### Exercise description:
Begin with the first line and repeat exactly through the line containing "return 1 - (y - OFF) / H"; leave every image out.

### Available data:
************

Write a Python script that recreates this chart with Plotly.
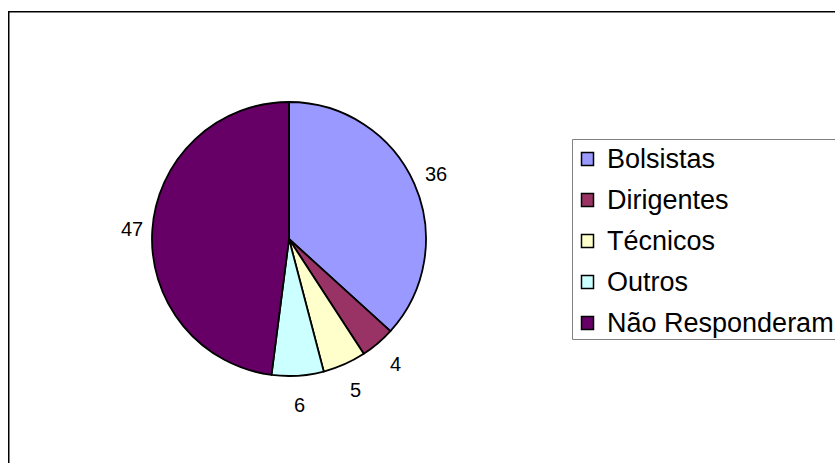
import math
import plotly.graph_objects as go

# ---- data ----
categories = ["Bolsistas", "Dirigentes", "Técnicos", "Outros", "Não Responderam"]
values = [36, 4, 5, 6, 47]
colors = ["#9999FF", "#993366", "#FFFFCC", "#CCFFFF", "#660066"]

W, H = 835, 463
OFF = 0  # page body margin removed in post_script
CX, CY, R = 289, 239, 137
FONT = "Liberation Sans, Arial, sans-serif"


def px(x):
    return (x - OFF) / W


def py(y):
    return 1 - (y - OFF) / H


fig = go.Figure()
fig.add_trace(go.Pie(
    labels=categories,
    values=values,
    sort=False,
    direction="clockwise",
    rotation=0,
    textinfo="none",
    marker=dict(colors=colors, line=dict(color="#000000", width=1.8)),
    domain=dict(x=[px(CX - R), px(CX + R)], y=[py(CY + R), py(CY - R)]),
    showlegend=False,
    hoverinfo="label+value",
))

annotations = []
shapes = []

# value labels outside the slices, placed from the cumulative values
total = sum(values)
cum = 0
for v in values:
    mid = (cum + v / 2) / total * 2 * math.pi
    cum += v
    ux, uy = math.sin(mid), -math.cos(mid)
    rc = 157 + 9 * abs(uy)
    annotations.append(dict(
        x=px(CX + rc * ux), y=py(CY + rc * uy), xref="paper", yref="paper",
        text=str(v), showarrow=False, xanchor="center", yanchor="middle",
        font=dict(family=FONT, size=20, color="#000000"),
    ))

# outer chart border
shapes.append(dict(type="rect", xref="paper", yref="paper",
                   x0=px(8.75), y0=py(11.75), x1=px(W + 20), y1=py(H + 20),
                   line=dict(color="#000000", width=1.5), fillcolor="rgba(0,0,0,0)"))

# legend box
shapes.append(dict(type="rect", xref="paper", yref="paper",
                   x0=px(572.5), y0=py(139.5), x1=px(W + 20), y1=py(339.5),
                   line=dict(color="#808080", width=1), fillcolor="rgba(0,0,0,0)"))

for i, (c, col) in enumerate(zip(categories, colors)):
    yc = 159 + 41 * i
    shapes.append(dict(type="rect", xref="paper", yref="paper",
                       x0=px(581.5), y0=py(yc - 6.5), x1=px(593.5), y1=py(yc + 6.5),
                       line=dict(color="#000000", width=1.5), fillcolor=col))
    annotations.append(dict(
        x=px(605), y=py(yc), xref="paper", yref="paper",
        text=c, showarrow=False, xanchor="left", yanchor="middle",
        font=dict(family=FONT, size=27, color="#000000"),
    ))

fig.update_layout(
    width=W, height=H,
    margin=dict(l=0, r=0, t=0, b=0),
    paper_bgcolor="#FFFFFF",
    plot_bgcolor="#FFFFFF",
    shapes=shapes,
    annotations=annotations,
)

fig.write_html(
    "out.html",
    config={"displayModeBar": False},
    post_script="document.body.style.margin='0';document.body.style.overflow='hidden';",
)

************

### Answer to the task:
Write a Python script that recreates this chart with Plotly.
import math
import plotly.graph_objects as go

# ---- data ----
categories = ["Bolsistas", "Dirigentes", "Técnicos", "Outros", "Não Responderam"]
values = [36, 4, 5, 6, 47]
colors = ["#9999FF", "#993366", "#FFFFCC", "#CCFFFF", "#660066"]

W, H = 835, 463
OFF = 0  # page body margin removed in post_script
CX, CY, R = 289, 239, 137
FONT = "Liberation Sans, Arial, sans-serif"


def px(x):
    return (x - OFF) / W


def py(y):
    return 1 - (y - OFF) / H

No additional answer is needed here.